Judicial Pushback Against Coverage Denials
The judiciary is tightening its grip on insurance providers attempting to bifurcate liability in motor vehicle accidents. Recent findings from the Delhi High Court underscore a growing judicial impatience with the common insurer tactic of denying claims by isolating the status of a tractor from its attached trolley. When an accident involves a tractor-trailer unit, the legal focus must remain on the mechanical operation of the tractor rather than the secondary insurance status of the towed load.

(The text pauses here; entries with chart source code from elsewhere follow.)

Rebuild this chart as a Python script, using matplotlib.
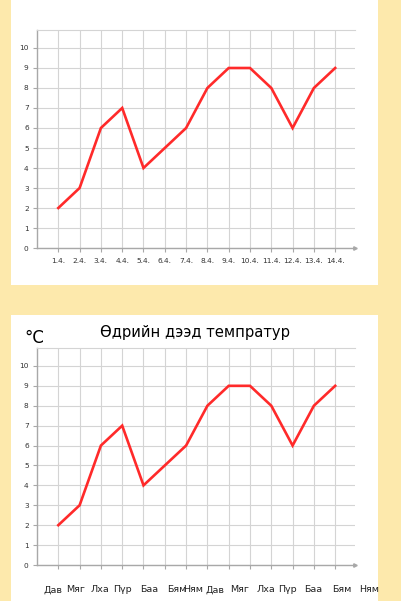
import matplotlib
matplotlib.use("Agg")
import matplotlib.pyplot as plt
from matplotlib.patches import Rectangle
import numpy as np

# ---- data ----
temps = [2, 3, 6, 7, 4, 5, 6, 8, 9, 9, 8, 6, 8, 9]
dates = ["1.4.", "2.4.", "3.4.", "4.4.", "5.4.", "6.4.", "7.4.",
         "8.4.", "9.4.", "10.4.", "11.4.", "12.4.", "13.4.", "14.4."]
days = ["Дав", "Мяг", "Лха", "Пүр", "Баа", "Бям", "Ням",
        "Дав", "Мяг", "Лха", "Пүр", "Баа", "Бям", "Ням"]
y_ticks = list(range(0, 11))
title = "Өдрийн дээд темпратур"
unit = "°C"

# ---- layout (label positions in the hand-placed bottom row, data units) ----
day_label_x = [0.77, 1.83, 2.96, 3.99, 5.26, 6.57, 7.33,
               8.36, 9.53, 10.75, 11.74, 12.96, 14.32, 15.59]

W, H = 401, 601
BG = "#FDE9AC"
RED = "#FF2A2A"
GRID = "#D4D4D4"
AXC = "#A8A8A8"

fig = plt.figure(figsize=(W / 100, H / 100), dpi=100)
fig.patch.set_facecolor(BG)

def px_rect(x0, y0, x1, y1):
    return [x0 / W, 1 - y1 / H, (x1 - x0) / W, (y1 - y0) / H]

# white panels
for (x0, y0, x1, y1) in [(11, -5, 378, 285), (11, 315, 378, 606)]:
    r = px_rect(x0, y0, x1, y1)
    fig.patches.append(Rectangle((r[0], r[1]), r[2], r[3], transform=fig.transFigure,
                                 facecolor="white", edgecolor="none", zorder=-5))

xs = np.arange(1, len(temps) + 1)

def style_axes(ax):
    ax.set_zorder(2)
    ax.set_facecolor("none")
    ax.set_xlim(0, 14.93)
    ax.set_ylim(0, 10.9)
    ax.set_xticks(xs)
    ax.set_yticks(y_ticks)
    ax.grid(True, color=GRID, linewidth=0.8)
    ax.set_axisbelow(True)
    ax.spines["right"].set_visible(False)
    ax.spines["top"].set_color(GRID)
    ax.spines["top"].set_linewidth(0.8)
    for s in ["left", "bottom"]:
        ax.spines[s].set_color(AXC)
        ax.spines[s].set_linewidth(1.0)
    ax.tick_params(axis="both", direction="out", length=3, width=0.8,
                   color=AXC, labelsize=5.3, labelcolor="#333333", pad=3)
    ax.plot(xs, temps, color=RED, linewidth=1.9, solid_joinstyle="miter", zorder=3)
    ax.plot([1], [0], marker=">", markersize=2.5, color=AXC,
            transform=ax.transAxes, clip_on=False)

# top chart
ax1 = fig.add_axes(px_rect(37, 30, 355, 248))
style_axes(ax1)
ax1.set_xticklabels(dates)
ax1.tick_params(axis="x", pad=4)

# bottom chart
ax2 = fig.add_axes(px_rect(37, 348, 355, 565))
style_axes(ax2)
ax2.set_xticklabels([])
for lx, lab in zip(day_label_x, days):
    ax2.text(lx, -25 / 217, lab, transform=ax2.get_xaxis_transform(),
             ha="center", va="center", fontsize=6.8, color="#222222", clip_on=False)

fig.text(195 / W, 1 - 333 / H, title, ha="center", va="center", fontsize=10.6,
         color="#000000")
fig.text(24 / W, 1 - 338 / H, unit, ha="left", va="center", fontsize=12,
         color="#000000")

fig.savefig("out.png", dpi=100, facecolor=BG)
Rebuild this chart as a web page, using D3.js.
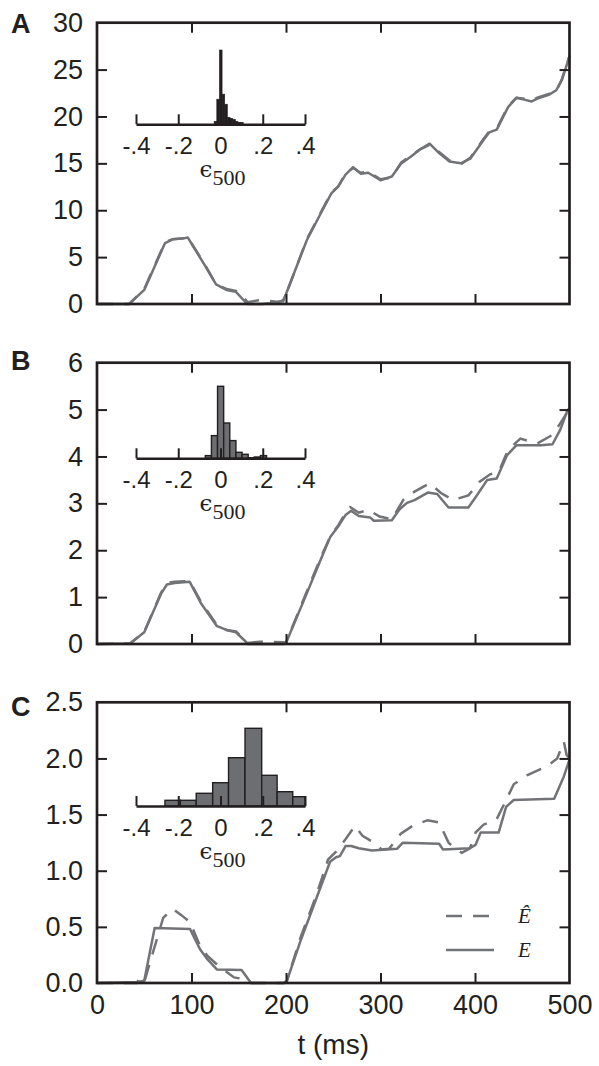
<!DOCTYPE html>
<html><head><meta charset="utf-8">
<script src="https://cdn.jsdelivr.net/npm/d3@7"></script>
<style>body{margin:0;background:#fff}</style>
</head><body>
<svg id="c" width="599" height="1066"></svg>
<script>
// ---------- data ----------
const panelLabels = ["A", "B", "C"];
const timeTicks = [0, 100, 200, 300, 400, 500];
const yTicksA = [0, 5, 10, 15, 20, 25, 30];
const yTicksB = [0, 1, 2, 3, 4, 5, 6];
const yTicksC = [0, 0.5, 1.0, 1.5, 2.0, 2.5];
const histTicks = [-0.4, -0.2, 0, 0.2, 0.4];
const histTickLabels = ["-.4", "-.2", "0", ".2", ".4"];
const legendLabels = ["Ê", "E"];

// Panel A : E (solid) and Ê (dashed)
const tA    = [0,34,50,72,80,92,96,113,126,137,147,159,175,190,197,200,222,237,248,255,263,271,279,287,300,312,322,332,342,352,362,373,385,395,409,415,423,435,444,452,460,466,478,486,492,500];
const eA    = [0,0,1.5,6.5,6.9,7.0,7.1,4.3,2.1,1.5,1.3,0,0,0.15,0.4,1.07,6.8,9.7,11.8,12.5,13.8,14.6,13.9,14.0,13.2,13.6,15.0,15.7,16.5,17.1,16.1,15.2,15.0,15.5,17.5,18.3,18.6,21.0,22.0,21.8,21.6,21.9,22.3,22.8,23.9,26.4];
const tAhat = [0,34,50,72,80,92,96,113,126,137,147,153,159,172,190,197,200,222,237,248,255,263,271,279,287,300,312,322,332,342,352,362,373,385,395,409,415,423,435,444,452,460,466,478,486,492,500];
const eAhat = [0,0,1.6,6.6,6.9,7.0,7.1,4.4,2.1,1.6,1.4,1.0,0.2,0.4,0.25,0.3,1.0,6.9,9.8,11.9,12.5,13.9,14.5,14.0,14.1,13.3,13.5,15.1,15.8,16.5,17.0,16.2,15.3,14.9,15.6,17.6,18.4,18.7,21.1,22.0,21.9,21.7,22.0,22.4,22.7,24.0,26.5];

// Panel B
const tB    = [0,35,50,68,74,82,98,110,127,137,147,160,198,200,222,238,247,255,263,269,277,289,293,312,320,328,336,350,360,372,393,401,413,423,434,444,470,482,490,498,500];
const eB    = [0,0.01,0.25,1.08,1.27,1.3,1.33,0.87,0.38,0.3,0.25,0,0,0.02,1.08,1.86,2.29,2.5,2.75,2.84,2.73,2.7,2.63,2.64,2.87,3.01,3.07,3.23,3.2,2.91,2.91,3.14,3.5,3.53,4.03,4.24,4.24,4.26,4.56,4.99,5.02];
const tBhat = [0,35,50,68,74,82,98,110,127,137,147,160,172,198,200,222,238,247,255,263,268,277,287,299,312,324,336,352,364,377,393,405,416,425,435,448,466,482,490,500];
const eBhat = [0,0.01,0.26,1.1,1.3,1.33,1.34,0.9,0.4,0.3,0.27,0.02,0.05,0.04,0.03,1.12,1.9,2.3,2.52,2.8,2.92,2.8,2.86,2.72,2.66,3.07,3.25,3.43,3.22,3.07,3.17,3.46,3.62,3.67,4.14,4.38,4.28,4.46,4.7,5.02];

// Panel C
const tC    = [0,42,50,61,98.5,109,117,127,153,163,198,201,216,232,246.6,253,257,263,269,277,291,317.5,323.6,362,366,394.6,400.6,406,425,433,441,483.8,494,500];
const eC    = [0,0.01,0.02,0.49,0.48,0.30,0.21,0.12,0.115,0,0,0.02,0.39,0.75,1.08,1.12,1.13,1.22,1.22,1.20,1.18,1.195,1.25,1.24,1.19,1.20,1.23,1.34,1.34,1.57,1.63,1.64,1.84,1.99];
const tChat = [0,42,46,50,70,80,90,98.5,109,117,129,145,155,163,198,201,216,232,244.5,253,263,273,281,289,295,301,309,321.5,334,350,362,372,380,386,394.6,400.6,409,423,433,441,455,476,487,494,497,500];
const eChat = [0,0,0.05,0.01,0.58,0.66,0.60,0.54,0.33,0.24,0.15,0.05,0.035,0,0,0.02,0.42,0.78,1.10,1.17,1.28,1.40,1.31,1.27,1.24,1.19,1.195,1.33,1.40,1.45,1.43,1.25,1.19,1.16,1.20,1.34,1.41,1.46,1.63,1.77,1.85,1.93,2.0,2.15,2.03,2.0];

// Inset histograms of epsilon_500 (bin edges and relative counts)
const histEdgesA  = [-0.03,-0.0175,-0.005,0.0075,0.02,0.0325,0.045,0.0575,0.07,0.0825,0.095,0.1075];
const histCountsA = [3,25,74,30,20,7,6,5,3,2,2];
const histEdgesB  = [-0.072,-0.043,-0.014,0.015,0.044,0.073,0.102,0.131,0.160,0.189,0.218];
const histCountsB = [2.7,22.7,72,35.3,17.7,6,4,0.6,1.3,2.7];
const histEdgesC  = [-0.263,-0.19,-0.115,-0.037,0.038,0.116,0.195,0.268,0.342,0.40];
const histCountsC = [5.7,5.7,12.7,23.3,48.3,77.7,30.7,14.3,9.3];

// ---------- layout / style ----------
const INK = "#231f20", LINE = "#727376", BAR = "#6d6e71";
const L = 97, R = 569.5;
const panels = [
  {label: panelLabels[0], top: 22.7, bottom: 304, ymax: 30, yTicks: yTicksA, fmt: d3.format("d"),
   t: tA, e: eA, th: tAhat, eh: eAhat, edges: histEdgesA, counts: histCountsA, barFill: INK,
   insetY: 124.3, insetH: 74.3, labelY: 33, xLabels: false, legend: false},
  {label: panelLabels[1], top: 362.7, bottom: 644, ymax: 6, yTicks: yTicksB, fmt: d3.format("d"),
   t: tB, e: eB, th: tBhat, eh: eBhat, edges: histEdgesB, counts: histCountsB, barFill: BAR,
   insetY: 458.3, insetH: 72, labelY: 370, xLabels: false, legend: false},
  {label: panelLabels[2], top: 702.3, bottom: 983, ymax: 2.5, yTicks: yTicksC, fmt: d3.format(".1f"),
   t: tC, e: eC, th: tChat, eh: eChat, edges: histEdgesC, counts: histCountsC, barFill: BAR,
   insetY: 806, insetH: 77.7, labelY: 716, xLabels: true, legend: true}
];

const svg = d3.select("#c");
const x = d3.scaleLinear().domain([0, 500]).range([L, R]);
const hx = d3.scaleLinear().domain([-0.4, 0.4]).range([136, 305]);
const DASH = "16,11";

panels.forEach(p => {
  const y = d3.scaleLinear().domain([0, p.ymax]).range([p.bottom, p.top]);
  const g = svg.append("g");

  // lines
  const line = d3.line().x(d => x(d[0])).y(d => y(d[1]));
  g.append("path").datum(d3.zip(p.th, p.eh)).attr("d", line)
    .attr("fill", "none").attr("stroke", LINE).attr("stroke-width", 2.5)
    .attr("stroke-dasharray", DASH);
  g.append("path").datum(d3.zip(p.t, p.e)).attr("d", line)
    .attr("fill", "none").attr("stroke", LINE).attr("stroke-width", 2.5)
    .attr("stroke-linejoin", "round");

  // axes (inward ticks on all sides)
  const inner = timeTicks.filter(v => v > 0 && v < 500);
  const yInner = p.yTicks.filter(v => v > 0 && v < p.ymax);
  const styleAxis = (sel) => {
    sel.select(".domain").remove();
    sel.selectAll(".tick line").attr("stroke", INK).attr("stroke-width", 2);
    sel.selectAll("text").attr("fill", INK).attr("font-family", "Liberation Sans, Arial, sans-serif");
  };
  g.append("g").attr("transform", `translate(0,${p.bottom})`)
    .call(d3.axisBottom(x).tickValues(p.xLabels ? timeTicks : inner).tickSizeInner(-10).tickSizeOuter(0)
      .tickPadding(11.5).tickFormat(p.xLabels ? d3.format("d") : () => ""))
    .call(styleAxis)
    .call(s => s.selectAll(".tick line").filter(d => d === 0 || d === 500).remove())
    .call(s => s.selectAll("text").attr("font-size", 27));
  g.append("g").attr("transform", `translate(0,${p.top})`)
    .call(d3.axisTop(x).tickValues(inner).tickSizeInner(-10).tickSizeOuter(0).tickFormat(() => ""))
    .call(styleAxis);
  g.append("g").attr("transform", `translate(${L},0)`)
    .call(d3.axisLeft(y).tickValues(p.yTicks).tickSizeInner(-10).tickSizeOuter(0).tickPadding(14).tickFormat(p.fmt))
    .call(styleAxis)
    .call(s => s.selectAll(".tick line").filter(d => d === 0 || d === p.ymax).remove())
    .call(s => s.selectAll("text").attr("font-size", 27));
  g.append("g").attr("transform", `translate(${R},0)`)
    .call(d3.axisRight(y).tickValues(yInner).tickSizeInner(-10).tickSizeOuter(0).tickFormat(() => ""))
    .call(styleAxis);

  // frame
  g.append("rect").attr("x", L).attr("y", p.top).attr("width", R - L).attr("height", p.bottom - p.top)
    .attr("fill", "none").attr("stroke", INK).attr("stroke-width", 2.7);

  // panel label
  g.append("text").attr("x", 11).attr("y", p.labelY).text(p.label)
    .attr("font-family", "Liberation Sans, Arial, sans-serif").attr("font-weight", "bold")
    .attr("font-size", 27).attr("fill", INK);

  // inset histogram
  const hy = d3.scaleLinear().domain([0, d3.max(p.counts)]).range([p.insetY, p.insetY - p.insetH]);
  const bins = p.counts.map((c, i) => ({x0: p.edges[i], x1: p.edges[i + 1], c}));
  g.append("g").selectAll("rect").data(bins).join("rect")
    .attr("x", d => hx(d.x0)).attr("width", d => hx(d.x1) - hx(d.x0))
    .attr("y", d => hy(d.c)).attr("height", d => hy(0) - hy(d.c))
    .attr("fill", p.barFill).attr("stroke", INK).attr("stroke-width", p.barFill === INK ? 0.6 : 1.4);
  const ia = g.append("g").attr("transform", `translate(0,${p.insetY})`)
    .call(d3.axisBottom(hx).tickValues(histTicks).tickSizeInner(-10).tickSizeOuter(0).tickPadding(13)
      .tickFormat((d, i) => histTickLabels[i]));
  ia.select(".domain").attr("stroke", INK).attr("stroke-width", 2.6);
  ia.selectAll(".tick line").attr("stroke", INK).attr("stroke-width", 2);
  ia.selectAll("text").attr("fill", INK).attr("font-size", 24)
    .attr("font-family", "Liberation Sans, Arial, sans-serif");
  const eps = g.append("text").attr("x", hx(0) + 2).attr("y", p.insetY + 53)
    .attr("text-anchor", "middle").attr("fill", INK);
  eps.append("tspan").text("ϵ").attr("font-family", "DejaVu Serif, serif").attr("font-size", 23);
  eps.append("tspan").text("500").attr("dy", 8).attr("font-family", "Liberation Serif, serif").attr("font-size", 22);

  // legend
  if (p.legend) {
    const lg = g.append("g");
    const items = [{lab: legendLabels[0], dash: DASH, y: 916}, {lab: legendLabels[1], dash: null, y: 950}];
    items.forEach(it => {
      lg.append("line").attr("x1", 446).attr("x2", 494).attr("y1", it.y).attr("y2", it.y)
        .attr("stroke", LINE).attr("stroke-width", 2.6).attr("stroke-dasharray", it.dash);
      lg.append("text").attr("x", 518).attr("y", it.y + 7).text(it.lab)
        .attr("font-family", "Liberation Serif, serif").attr("font-style", "italic")
        .attr("font-size", 21).attr("fill", INK);
    });
  }
});

// x axis title
svg.append("text").attr("x", (L + R) / 2).attr("y", 1054).attr("text-anchor", "middle")
  .text("t (ms)").attr("font-family", "Liberation Sans, Arial, sans-serif")
  .attr("font-size", 28).attr("fill", INK);
</script>
</body></html>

The Operational Reality of Liability
At the center of this determination is the understanding that a tractor-trolley functions as a cohesive machine under the control of a single driver. When litigation emerges, insurance firms have frequently argued that an uninsured trailer constitutes a fundamental breach of policy, thereby nullifying their obligation to indemnify the insured. The High Court has dismantled this defense by clarifying that the trolley is an inanimate extension of the tractor. Unless the trailer is found to be the specific, independent cause of a collision—such as through detachment or abandonment on a roadway—it cannot be used as a shield to deflect financial responsibility from the tractor's insurer.
Reversing the Burden of Proof
Beyond the trailer dispute, the ruling serves as a broader signal regarding the evidentiary requirements insurers must meet when alleging fraudulent licensing. In many contested claims, providers attempt to evade payouts by flagging missing or unverified driver records. The court has now explicitly shifted the burden back to the insurance firm, ruling that administrative voids in record-keeping are not synonymous with a fraudulent license. To escape liability on grounds of driver negligence or incompetence, an insurer must provide substantive proof of the policyholder’s failure to exercise reasonable care. Mere speculation or missing documentation is no longer sufficient to overturn compensation awards set by the Motor Accident Claims Tribunal.
The Industry Impact
This legal stance forces a paradigm shift for companies like Reliance General Insurance and the broader motor insurance sector. Historically, technical obfuscation served as a primary mechanism to manage loss ratios. With the court now affirming that negligence is tied to the operator of the entire unit, insurers face an increased probability of paying out on claims that were previously disputed. Investors should monitor how these judicial precedents influence claims management reserves and the underwriting rigor for rural and commercial vehicle policies, as the margin for denying such claims continues to shrink under judicial scrutiny.